[TASK TO CARRY OUT] Look over the lines below. Report each one that includes the string "React".

::: SUPPLIED DATA :::

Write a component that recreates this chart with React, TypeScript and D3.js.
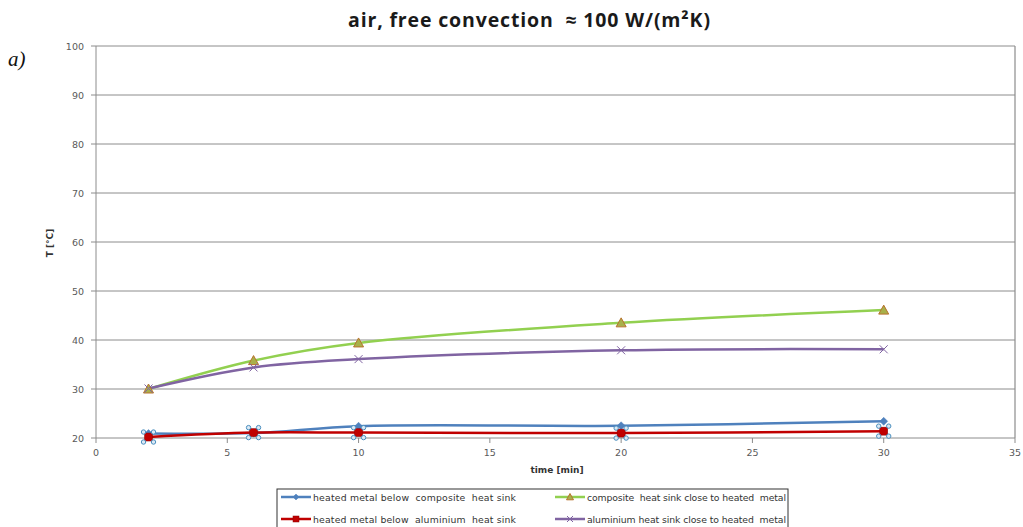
import React from "react";
import * as d3 from "d3";

const times = [2, 6, 10, 20, 30];
const blueVals = [20.9, 21.0, 22.4, 22.5, 23.4];
const redVals = [20.2, 21.1, 21.1, 21.0, 21.4];
const greenVals = [30.0, 35.8, 39.4, 43.5, 46.1];
const purpleVals = [30.1, 34.4, 36.1, 37.9, 38.1];
const xTicks = [0, 5, 10, 15, 20, 25, 30, 35];
const yTicks = [20, 30, 40, 50, 60, 70, 80, 90, 100];
const legendNames = [
  "heated metal below  composite  heat sink",
  "composite  heat sink close to heated  metal",
  "heated metal below  aluminium  heat sink",
  "aluminium heat sink close to heated  metal",
];

const W = 1023, H = 527;
const x = d3.scaleLinear().domain([0, 35]).range([96, 1015]);
const y = d3.scaleLinear().domain([20, 100]).range([438, 46]);

const line = d3
  .line<[number, number]>()
  .x((d) => x(d[0]))
  .y((d) => y(d[1]))
  .curve(d3.curveCatmullRom.alpha(0.5));

const zip = (vals: number[]) => times.map((t, i) => [t, vals[i]] as [number, number]);

const C = {
  blue: "#4f81bd",
  red: "#c00000",
  green: "#92d050",
  purple: "#8064a2",
  grid: "#8c8c8c",
  tick: "#595959",
};

function Diamond({ cx, cy, s = 4 }: { cx: number; cy: number; s?: number }) {
  return (
    <path d={`M${cx},${cy - s}L${cx + s},${cy}L${cx},${cy + s}L${cx - s},${cy}Z`} fill={C.blue} stroke={C.blue} strokeWidth={0.5} />
  );
}
function Square({ cx, cy, s = 4 }: { cx: number; cy: number; s?: number }) {
  return <rect x={cx - s} y={cy - s} width={2 * s} height={2 * s} fill={C.red} stroke="#8b0000" strokeWidth={0.5} />;
}
function Tri({ cx, cy, s = 5 }: { cx: number; cy: number; s?: number }) {
  return (
    <path d={`M${cx},${cy - s}L${cx + s},${cy + s * 0.8}L${cx - s},${cy + s * 0.8}Z`} fill="#a8b04a" stroke="#b8732e" strokeWidth={1} />
  );
}
function Cross({ cx, cy, s = 4 }: { cx: number; cy: number; s?: number }) {
  return (
    <path d={`M${cx - s},${cy - s}L${cx + s},${cy + s}M${cx - s},${cy + s}L${cx + s},${cy - s}`} stroke={C.purple} strokeWidth={1} fill="none" />
  );
}
function Handles({ cx, cy }: { cx: number; cy: number }) {
  const o = 5;
  return (
    <g>
      {[[-o, -o], [o, -o], [-o, o], [o, o]].map(([dx, dy], i) => (
        <circle key={i} cx={cx + dx} cy={cy + dy} r={2.2} fill="#dbe8f4" stroke="#4a8fbf" strokeWidth={1} />
      ))}
    </g>
  );
}

export default function App() {
  const tickFont = { fontFamily: "DejaVu Sans, Verdana, sans-serif", fontSize: 9.5, fill: C.tick };
  const legFont = { fontFamily: "DejaVu Sans, Verdana, sans-serif", fontSize: 9.3, fill: "#333" };
  const legendItems = [
    { name: legendNames[0], color: C.blue, kind: "d", lx: 281, ly: 497, len: 203 },
    { name: legendNames[1], color: C.green, kind: "t", lx: 555, ly: 497, len: 199 },
    { name: legendNames[2], color: C.red, kind: "s", lx: 281, ly: 519, len: 203 },
    { name: legendNames[3], color: C.purple, kind: "x", lx: 555, ly: 519, len: 199 },
  ];
  return (
    <svg width={W} height={H} style={{ position: "absolute", left: 0, top: 0, background: "#fff" }}>
      <rect width={W} height={H} fill="#fff" />
      <text
        x={529}
        y={27}
        textAnchor="middle"
        fontFamily="Open Sans, sans-serif"
        fontWeight={700}
        fontSize={19.5}
        fill="#1a1a1a"
        textLength={362}
        lengthAdjust="spacing"
        style={{ whiteSpace: "pre" }}
      >
        air, free convection  ≈ 100 W/(m²K)
      </text>
      <text x={8} y={66} fontFamily="Liberation Serif, serif" fontStyle="italic" fontSize={21} fill="#111">
        a)
      </text>
      {/* grid */}
      {yTicks.map((t) => (
        <g key={t}>
          <line x1={x(0)} x2={x(35)} y1={y(t)} y2={y(t)} stroke={C.grid} strokeWidth={1} />
          <line x1={x(0) - 5} x2={x(0)} y1={y(t)} y2={y(t)} stroke={C.grid} strokeWidth={1} />
          <text x={84} y={y(t) + 3.5} textAnchor="end" {...tickFont}>
            {t}
          </text>
        </g>
      ))}
      <line x1={x(0)} x2={x(0)} y1={y(100)} y2={y(20)} stroke={C.grid} strokeWidth={1} />
      <line x1={x(35)} x2={x(35)} y1={y(100)} y2={y(20)} stroke={C.grid} strokeWidth={1.2} />
      {xTicks.map((t) => (
        <g key={t}>
          <line x1={x(t)} x2={x(t)} y1={y(20)} y2={y(20) + 5} stroke={C.grid} strokeWidth={1} />
          <text x={x(t)} y={456} textAnchor="middle" {...tickFont}>
            {t}
          </text>
        </g>
      ))}
      <text x={557} y={473} textAnchor="middle" fontFamily="DejaVu Sans, sans-serif" fontWeight={700} fontSize={9} fill="#333">
        time [min]
      </text>
      <text transform={`translate(53,243) rotate(-90)`} textAnchor="middle" fontFamily="DejaVu Sans, sans-serif" fontWeight={700} fontSize={9} fill="#333">
        T [°C]
      </text>
      {/* series */}
      <path d={line(zip(greenVals)) || ""} fill="none" stroke={C.green} strokeWidth={2.5} />
      <path d={line(zip(purpleVals)) || ""} fill="none" stroke={C.purple} strokeWidth={2.5} />
      <path d={line(zip(blueVals)) || ""} fill="none" stroke={C.blue} strokeWidth={2.5} />
      <path d={line(zip(redVals)) || ""} fill="none" stroke={C.red} strokeWidth={2.5} />
      {times.map((t, i) => (
        <g key={t}>
          <Tri cx={x(t)} cy={y(greenVals[i])} />
          <Cross cx={x(t)} cy={y(purpleVals[i])} />
          <Diamond cx={x(t)} cy={y(blueVals[i])} />
          <Square cx={x(t)} cy={y(redVals[i])} />
          <Handles cx={x(t)} cy={y(redVals[i])} />
        </g>
      ))}
      {/* legend */}
      <rect x={277} y={489} width={511} height={40} fill="#fff" stroke="#333" strokeWidth={1} />
      {legendItems.map((it, i) => (
        <g key={i}>
          <line x1={it.lx} x2={it.lx + 30} y1={it.ly} y2={it.ly} stroke={it.color} strokeWidth={2.5} />
          {it.kind === "d" && <Diamond cx={it.lx + 15} cy={it.ly} s={3} />}
          {it.kind === "s" && <Square cx={it.lx + 15} cy={it.ly} s={3} />}
          {it.kind === "t" && <Tri cx={it.lx + 15} cy={it.ly} s={3.5} />}
          {it.kind === "x" && <Cross cx={it.lx + 15} cy={it.ly} s={3} />}
          <text
            x={it.lx + 32}
            y={it.ly + 3.5}
            {...legFont}
            textLength={it.len}
            lengthAdjust="spacing"
            style={{ whiteSpace: "pre" }}
          >
            {it.name}
          </text>
        </g>
      ))}
    </svg>
  );
}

:::

[PROBLEM SOLUTION]
Write a component that recreates this chart with React, TypeScript and D3.js.
import React from "react";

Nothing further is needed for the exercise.